### TASK INSTRUCTIONS
The required output consists solely of the lines from the one containing "The picture is" down to the one containing "CAP_W = 0.2", both included, each quoted exactly.

### DATA SEGMENT
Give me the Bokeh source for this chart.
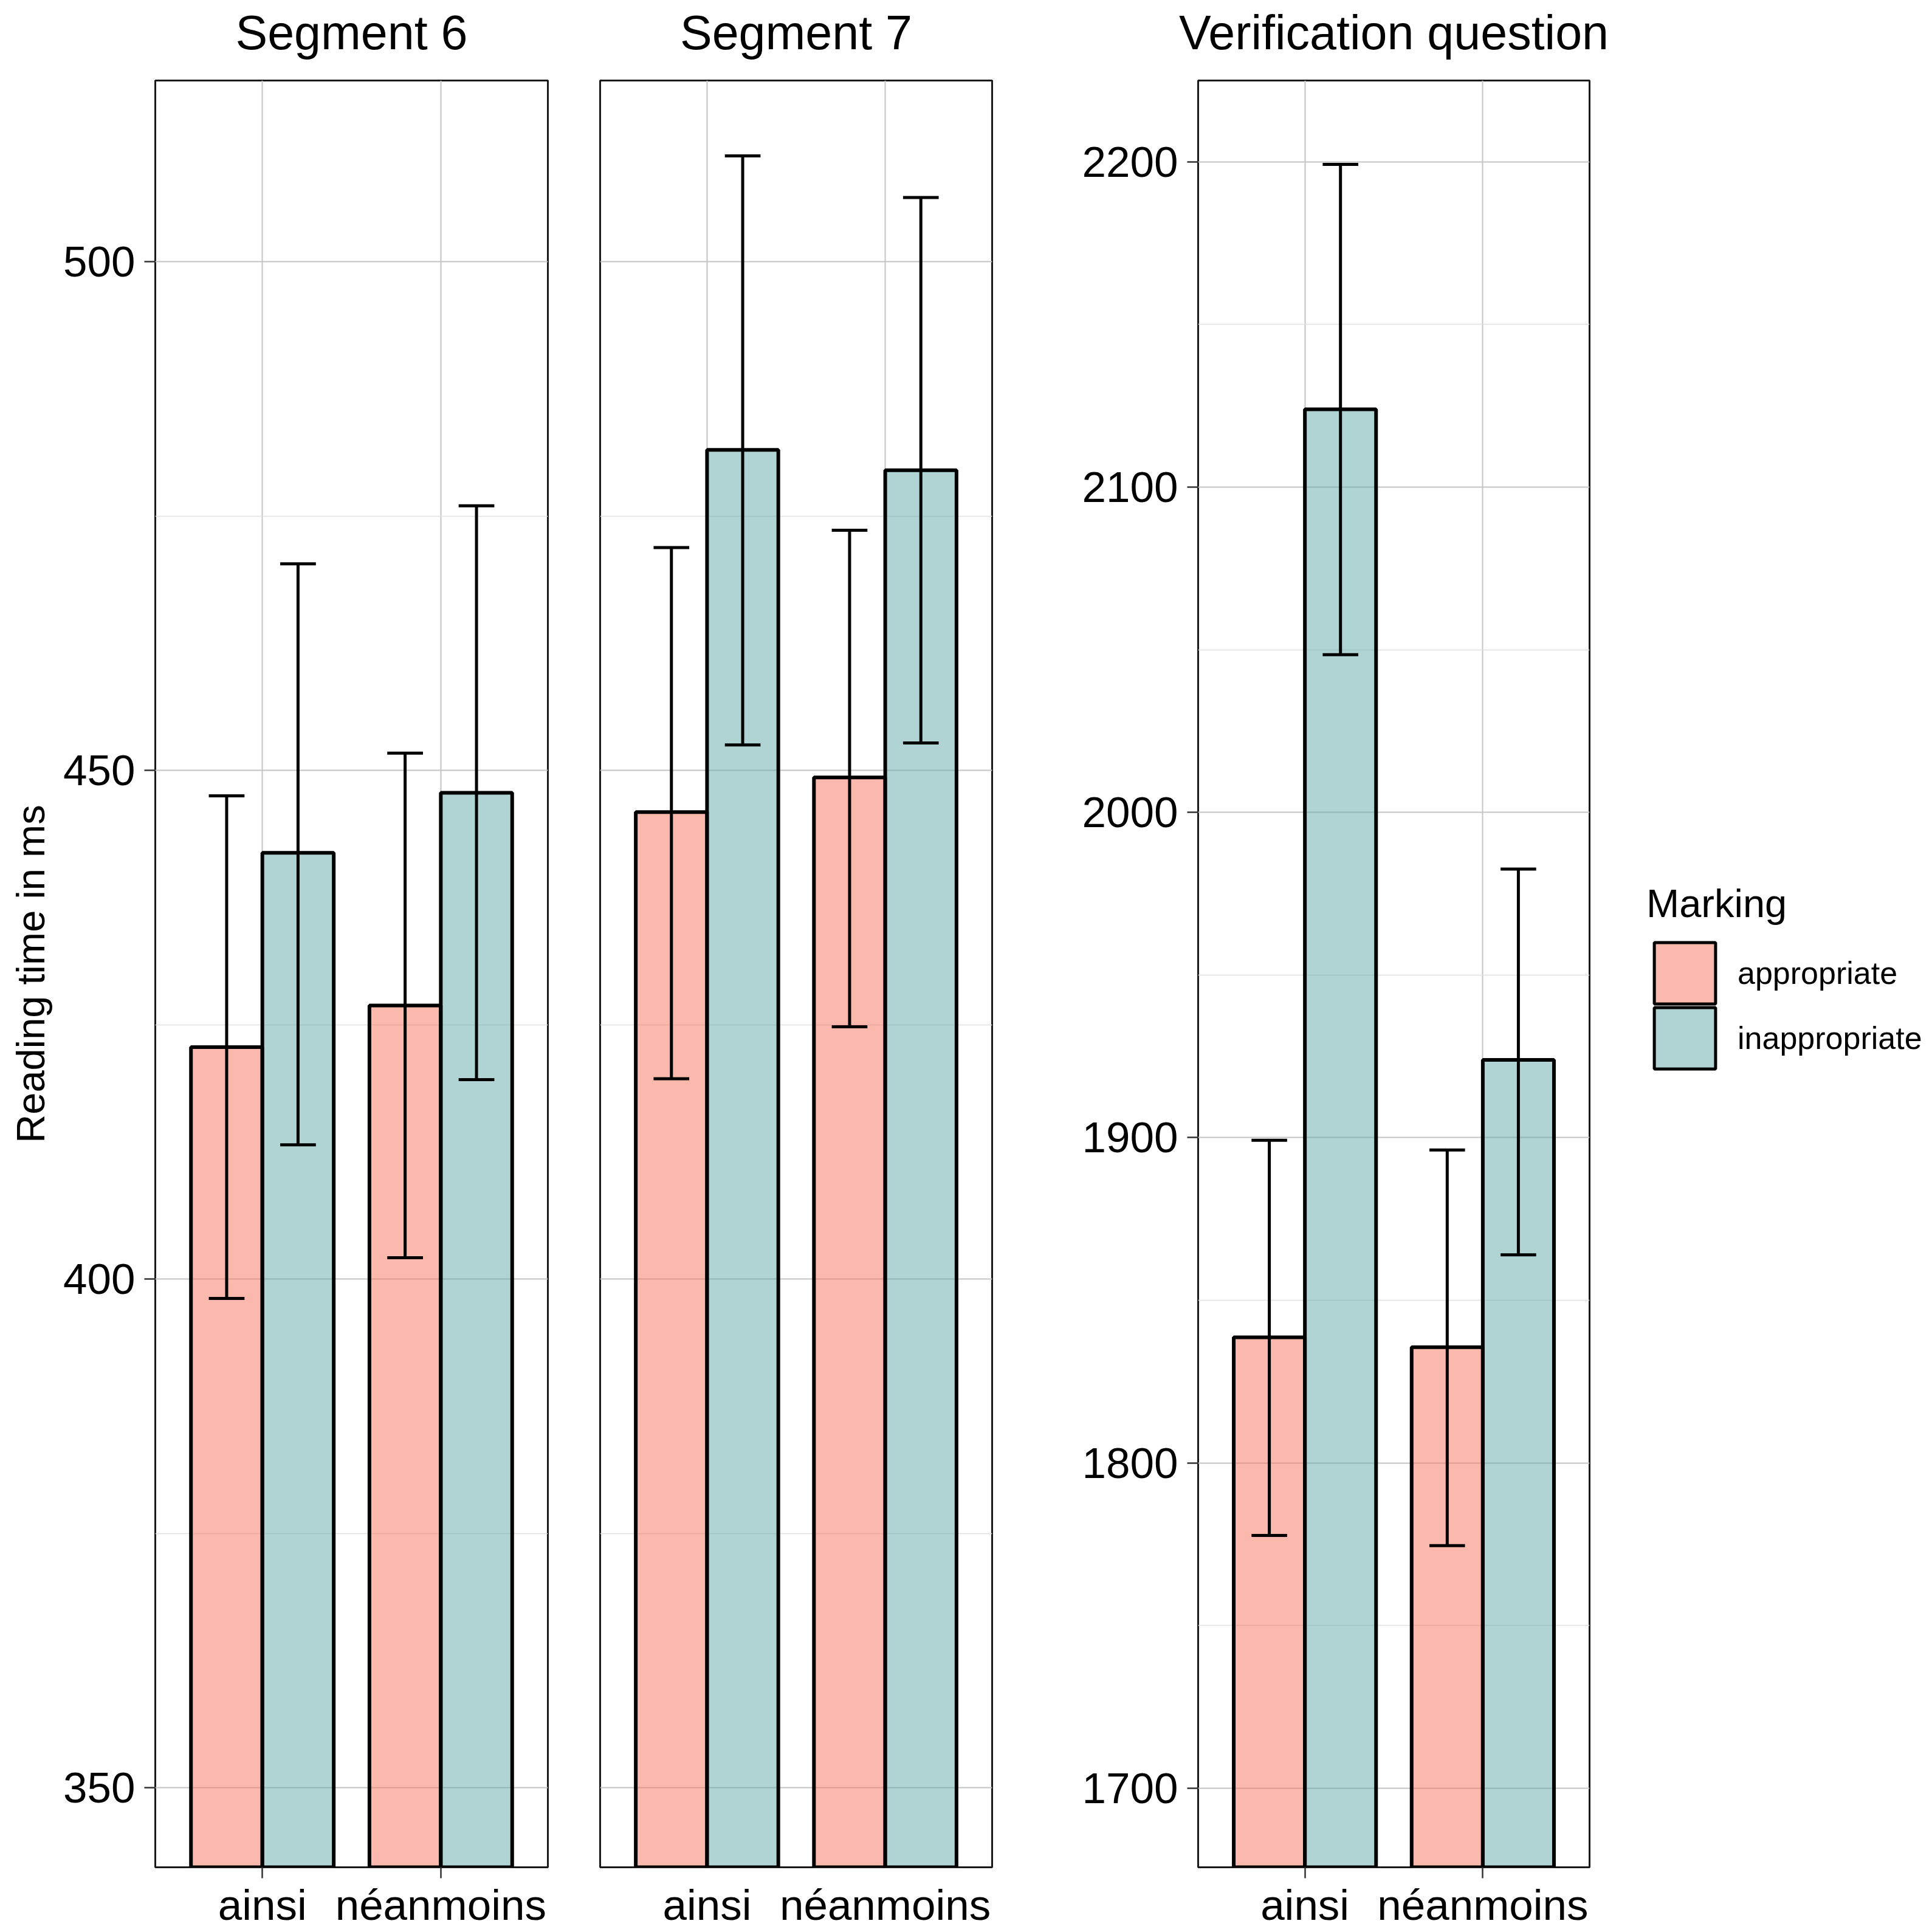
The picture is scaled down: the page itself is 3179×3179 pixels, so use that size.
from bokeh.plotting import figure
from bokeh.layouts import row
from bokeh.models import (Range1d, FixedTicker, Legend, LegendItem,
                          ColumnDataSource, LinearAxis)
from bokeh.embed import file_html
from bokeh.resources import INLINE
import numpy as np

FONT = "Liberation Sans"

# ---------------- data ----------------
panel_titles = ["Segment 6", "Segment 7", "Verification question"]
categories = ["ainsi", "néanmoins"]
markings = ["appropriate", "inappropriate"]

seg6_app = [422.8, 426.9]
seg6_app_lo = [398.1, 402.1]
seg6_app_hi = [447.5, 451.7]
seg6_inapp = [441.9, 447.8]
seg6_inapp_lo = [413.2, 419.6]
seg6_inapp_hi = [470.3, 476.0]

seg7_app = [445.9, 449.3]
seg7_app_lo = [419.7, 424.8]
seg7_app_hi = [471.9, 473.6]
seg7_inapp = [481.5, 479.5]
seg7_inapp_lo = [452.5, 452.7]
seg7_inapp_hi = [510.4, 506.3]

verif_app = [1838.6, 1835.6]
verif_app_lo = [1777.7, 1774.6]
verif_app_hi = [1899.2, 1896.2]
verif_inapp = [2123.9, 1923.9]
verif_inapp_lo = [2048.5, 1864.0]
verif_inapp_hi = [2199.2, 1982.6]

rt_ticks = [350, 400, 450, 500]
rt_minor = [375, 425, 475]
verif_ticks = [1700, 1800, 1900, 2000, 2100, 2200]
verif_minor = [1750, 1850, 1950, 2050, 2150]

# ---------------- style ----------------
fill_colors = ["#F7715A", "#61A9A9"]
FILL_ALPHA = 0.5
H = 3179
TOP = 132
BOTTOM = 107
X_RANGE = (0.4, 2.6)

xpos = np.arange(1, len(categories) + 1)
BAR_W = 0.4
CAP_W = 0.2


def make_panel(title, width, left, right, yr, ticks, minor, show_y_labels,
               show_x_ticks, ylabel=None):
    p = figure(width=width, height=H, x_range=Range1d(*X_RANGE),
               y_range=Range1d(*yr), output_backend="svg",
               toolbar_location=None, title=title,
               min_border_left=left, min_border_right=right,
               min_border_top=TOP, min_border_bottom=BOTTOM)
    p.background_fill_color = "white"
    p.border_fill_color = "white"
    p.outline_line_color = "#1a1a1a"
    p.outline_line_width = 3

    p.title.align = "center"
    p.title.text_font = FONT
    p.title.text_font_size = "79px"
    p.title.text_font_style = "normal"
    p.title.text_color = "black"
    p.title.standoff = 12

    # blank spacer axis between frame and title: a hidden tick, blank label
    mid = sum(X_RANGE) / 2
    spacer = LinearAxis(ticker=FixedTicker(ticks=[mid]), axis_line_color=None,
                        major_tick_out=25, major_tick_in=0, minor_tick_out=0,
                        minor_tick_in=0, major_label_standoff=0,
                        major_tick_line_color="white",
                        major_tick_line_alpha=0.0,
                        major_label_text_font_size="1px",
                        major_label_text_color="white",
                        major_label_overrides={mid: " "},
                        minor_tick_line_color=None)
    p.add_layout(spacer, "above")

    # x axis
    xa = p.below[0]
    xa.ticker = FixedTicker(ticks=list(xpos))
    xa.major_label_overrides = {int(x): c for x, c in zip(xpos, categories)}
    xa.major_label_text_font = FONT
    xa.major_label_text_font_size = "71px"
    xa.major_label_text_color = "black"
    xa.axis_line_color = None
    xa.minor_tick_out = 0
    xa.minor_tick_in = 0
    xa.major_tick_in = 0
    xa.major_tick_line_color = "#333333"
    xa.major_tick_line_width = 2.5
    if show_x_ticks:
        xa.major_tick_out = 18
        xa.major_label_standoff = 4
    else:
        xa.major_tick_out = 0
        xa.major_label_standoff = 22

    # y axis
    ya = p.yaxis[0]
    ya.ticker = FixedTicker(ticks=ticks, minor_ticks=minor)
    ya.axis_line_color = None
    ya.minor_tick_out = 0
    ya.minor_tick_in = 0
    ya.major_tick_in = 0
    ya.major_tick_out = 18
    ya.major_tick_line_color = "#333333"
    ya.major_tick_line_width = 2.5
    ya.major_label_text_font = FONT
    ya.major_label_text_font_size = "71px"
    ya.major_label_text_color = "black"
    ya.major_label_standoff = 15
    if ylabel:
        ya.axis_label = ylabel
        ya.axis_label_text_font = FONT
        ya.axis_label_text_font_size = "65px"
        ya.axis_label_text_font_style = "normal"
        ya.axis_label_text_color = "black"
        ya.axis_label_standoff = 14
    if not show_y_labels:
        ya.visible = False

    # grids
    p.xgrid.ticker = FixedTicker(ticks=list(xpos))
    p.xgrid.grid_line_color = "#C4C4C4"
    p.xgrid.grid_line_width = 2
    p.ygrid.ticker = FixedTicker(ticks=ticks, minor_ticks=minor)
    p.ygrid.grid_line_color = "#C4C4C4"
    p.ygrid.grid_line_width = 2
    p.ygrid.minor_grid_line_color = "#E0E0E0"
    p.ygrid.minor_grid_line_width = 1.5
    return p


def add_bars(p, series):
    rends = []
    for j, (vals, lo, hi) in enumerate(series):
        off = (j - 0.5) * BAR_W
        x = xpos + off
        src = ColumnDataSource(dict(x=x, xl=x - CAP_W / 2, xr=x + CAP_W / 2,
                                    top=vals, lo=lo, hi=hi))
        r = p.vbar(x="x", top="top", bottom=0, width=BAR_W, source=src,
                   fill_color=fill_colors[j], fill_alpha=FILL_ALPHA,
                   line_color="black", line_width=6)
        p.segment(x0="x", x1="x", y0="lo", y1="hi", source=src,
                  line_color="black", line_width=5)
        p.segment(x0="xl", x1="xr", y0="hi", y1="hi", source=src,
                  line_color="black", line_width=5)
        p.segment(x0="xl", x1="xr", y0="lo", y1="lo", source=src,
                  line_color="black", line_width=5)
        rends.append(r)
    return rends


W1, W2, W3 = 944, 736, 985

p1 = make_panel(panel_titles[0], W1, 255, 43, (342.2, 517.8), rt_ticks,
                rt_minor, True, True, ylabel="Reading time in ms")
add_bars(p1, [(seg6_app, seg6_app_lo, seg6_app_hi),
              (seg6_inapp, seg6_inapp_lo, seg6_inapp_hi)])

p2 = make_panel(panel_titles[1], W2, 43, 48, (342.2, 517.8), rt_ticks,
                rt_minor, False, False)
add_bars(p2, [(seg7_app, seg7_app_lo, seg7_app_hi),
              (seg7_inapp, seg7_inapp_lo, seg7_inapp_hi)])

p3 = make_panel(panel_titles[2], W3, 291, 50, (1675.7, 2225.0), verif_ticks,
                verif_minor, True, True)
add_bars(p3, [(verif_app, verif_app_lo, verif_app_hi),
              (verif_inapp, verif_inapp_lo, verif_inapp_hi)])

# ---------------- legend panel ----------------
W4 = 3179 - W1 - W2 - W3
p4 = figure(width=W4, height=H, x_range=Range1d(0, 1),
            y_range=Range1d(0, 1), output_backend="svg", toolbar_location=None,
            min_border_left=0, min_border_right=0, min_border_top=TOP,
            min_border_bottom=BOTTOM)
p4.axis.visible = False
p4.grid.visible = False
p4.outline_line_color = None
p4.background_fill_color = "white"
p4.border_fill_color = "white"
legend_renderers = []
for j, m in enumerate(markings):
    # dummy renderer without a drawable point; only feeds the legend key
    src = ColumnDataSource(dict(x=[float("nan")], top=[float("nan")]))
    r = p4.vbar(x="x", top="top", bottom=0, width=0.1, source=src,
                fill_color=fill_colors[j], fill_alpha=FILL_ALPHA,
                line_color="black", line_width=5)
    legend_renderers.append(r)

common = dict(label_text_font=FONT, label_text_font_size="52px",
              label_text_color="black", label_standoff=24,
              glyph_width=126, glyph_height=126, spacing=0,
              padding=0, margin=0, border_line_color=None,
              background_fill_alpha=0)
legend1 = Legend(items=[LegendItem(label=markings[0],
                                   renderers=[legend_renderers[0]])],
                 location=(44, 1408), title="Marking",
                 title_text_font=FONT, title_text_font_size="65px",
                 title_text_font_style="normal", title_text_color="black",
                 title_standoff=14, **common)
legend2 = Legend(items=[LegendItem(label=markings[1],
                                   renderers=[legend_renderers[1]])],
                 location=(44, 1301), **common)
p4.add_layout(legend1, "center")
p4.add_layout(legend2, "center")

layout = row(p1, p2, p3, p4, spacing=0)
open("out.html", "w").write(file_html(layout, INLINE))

### WRITTEN ANSWER
The picture is scaled down: the page itself is 3179×3179 pixels, so use that size.
from bokeh.plotting import figure
from bokeh.layouts import row
from bokeh.models import (Range1d, FixedTicker, Legend, LegendItem,
                          ColumnDataSource, LinearAxis)
from bokeh.embed import file_html
from bokeh.resources import INLINE
import numpy as np

FONT = "Liberation Sans"

# ---------------- data ----------------
panel_titles = ["Segment 6", "Segment 7", "Verification question"]
categories = ["ainsi", "néanmoins"]
markings = ["appropriate", "inappropriate"]

seg6_app = [422.8, 426.9]
seg6_app_lo = [398.1, 402.1]
seg6_app_hi = [447.5, 451.7]
seg6_inapp = [441.9, 447.8]
seg6_inapp_lo = [413.2, 419.6]
seg6_inapp_hi = [470.3, 476.0]

seg7_app = [445.9, 449.3]
seg7_app_lo = [419.7, 424.8]
seg7_app_hi = [471.9, 473.6]
seg7_inapp = [481.5, 479.5]
seg7_inapp_lo = [452.5, 452.7]
seg7_inapp_hi = [510.4, 506.3]

verif_app = [1838.6, 1835.6]
verif_app_lo = [1777.7, 1774.6]
verif_app_hi = [1899.2, 1896.2]
verif_inapp = [2123.9, 1923.9]
verif_inapp_lo = [2048.5, 1864.0]
verif_inapp_hi = [2199.2, 1982.6]

rt_ticks = [350, 400, 450, 500]
rt_minor = [375, 425, 475]
verif_ticks = [1700, 1800, 1900, 2000, 2100, 2200]
verif_minor = [1750, 1850, 1950, 2050, 2150]

# ---------------- style ----------------
fill_colors = ["#F7715A", "#61A9A9"]
FILL_ALPHA = 0.5
H = 3179
TOP = 132
BOTTOM = 107
X_RANGE = (0.4, 2.6)

xpos = np.arange(1, len(categories) + 1)
BAR_W = 0.4
CAP_W = 0.2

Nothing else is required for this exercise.